**Problem details**
Reproduce verbatim the lines up to and including the one with "function pairs(xs, ys)", starting from the first.

···

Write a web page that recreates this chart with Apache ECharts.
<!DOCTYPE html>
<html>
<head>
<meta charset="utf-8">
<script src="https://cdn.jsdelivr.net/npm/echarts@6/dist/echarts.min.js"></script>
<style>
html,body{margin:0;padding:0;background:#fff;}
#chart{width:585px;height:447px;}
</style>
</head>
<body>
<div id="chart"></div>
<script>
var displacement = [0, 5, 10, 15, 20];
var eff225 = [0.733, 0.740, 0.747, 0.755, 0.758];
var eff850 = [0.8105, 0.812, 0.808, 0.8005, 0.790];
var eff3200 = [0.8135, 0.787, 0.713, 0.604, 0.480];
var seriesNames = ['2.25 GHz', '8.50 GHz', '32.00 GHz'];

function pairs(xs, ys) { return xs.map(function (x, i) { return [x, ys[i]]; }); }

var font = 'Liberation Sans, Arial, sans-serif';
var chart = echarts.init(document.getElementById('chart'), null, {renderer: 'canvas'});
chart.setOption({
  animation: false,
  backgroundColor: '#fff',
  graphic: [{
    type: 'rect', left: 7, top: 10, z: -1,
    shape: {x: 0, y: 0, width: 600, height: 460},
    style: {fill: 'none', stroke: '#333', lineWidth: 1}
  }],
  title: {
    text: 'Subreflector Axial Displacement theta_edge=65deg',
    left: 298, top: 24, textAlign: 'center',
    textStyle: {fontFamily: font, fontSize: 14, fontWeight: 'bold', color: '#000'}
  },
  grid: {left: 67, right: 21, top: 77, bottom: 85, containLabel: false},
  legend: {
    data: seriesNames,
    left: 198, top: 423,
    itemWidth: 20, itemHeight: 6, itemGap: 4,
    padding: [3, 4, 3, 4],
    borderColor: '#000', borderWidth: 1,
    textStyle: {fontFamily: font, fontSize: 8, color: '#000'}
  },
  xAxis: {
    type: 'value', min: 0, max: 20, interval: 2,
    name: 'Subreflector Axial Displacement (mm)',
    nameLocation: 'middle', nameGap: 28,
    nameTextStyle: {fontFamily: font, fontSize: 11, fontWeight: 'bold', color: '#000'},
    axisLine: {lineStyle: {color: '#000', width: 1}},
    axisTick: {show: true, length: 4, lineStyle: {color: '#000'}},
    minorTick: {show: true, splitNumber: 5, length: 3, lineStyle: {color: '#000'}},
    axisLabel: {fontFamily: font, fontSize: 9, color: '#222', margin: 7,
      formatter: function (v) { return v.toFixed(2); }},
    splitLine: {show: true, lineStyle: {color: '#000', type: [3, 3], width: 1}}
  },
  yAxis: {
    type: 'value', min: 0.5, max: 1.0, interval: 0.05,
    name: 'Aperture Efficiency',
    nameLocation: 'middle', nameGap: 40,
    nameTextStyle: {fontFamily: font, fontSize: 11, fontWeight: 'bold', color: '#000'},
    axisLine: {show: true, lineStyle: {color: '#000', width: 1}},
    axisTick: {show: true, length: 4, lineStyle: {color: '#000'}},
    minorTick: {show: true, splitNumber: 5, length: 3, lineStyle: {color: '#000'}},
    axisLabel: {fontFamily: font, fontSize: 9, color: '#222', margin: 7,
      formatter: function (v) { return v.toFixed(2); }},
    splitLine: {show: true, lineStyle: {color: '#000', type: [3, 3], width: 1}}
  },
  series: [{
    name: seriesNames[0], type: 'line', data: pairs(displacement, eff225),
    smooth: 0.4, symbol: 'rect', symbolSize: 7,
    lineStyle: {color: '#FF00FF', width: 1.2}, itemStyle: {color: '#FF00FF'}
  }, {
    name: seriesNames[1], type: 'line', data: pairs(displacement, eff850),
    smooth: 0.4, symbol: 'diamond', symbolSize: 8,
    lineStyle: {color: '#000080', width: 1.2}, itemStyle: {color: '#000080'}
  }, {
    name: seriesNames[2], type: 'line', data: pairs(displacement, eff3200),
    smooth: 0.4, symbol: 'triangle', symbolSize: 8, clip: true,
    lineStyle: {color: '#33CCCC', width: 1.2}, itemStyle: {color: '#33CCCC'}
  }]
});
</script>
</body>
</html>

···

**Finished answer**
Write a web page that recreates this chart with Apache ECharts.
<!DOCTYPE html>
<html>
<head>
<meta charset="utf-8">
<script src="https://cdn.jsdelivr.net/npm/echarts@6/dist/echarts.min.js"></script>
<style>
html,body{margin:0;padding:0;background:#fff;}
#chart{width:585px;height:447px;}
</style>
</head>
<body>
<div id="chart"></div>
<script>
var displacement = [0, 5, 10, 15, 20];
var eff225 = [0.733, 0.740, 0.747, 0.755, 0.758];
var eff850 = [0.8105, 0.812, 0.808, 0.8005, 0.790];
var eff3200 = [0.8135, 0.787, 0.713, 0.604, 0.480];
var seriesNames = ['2.25 GHz', '8.50 GHz', '32.00 GHz'];

function pairs(xs, ys) { return xs.map(function (x, i) { return [x, ys[i]]; }); }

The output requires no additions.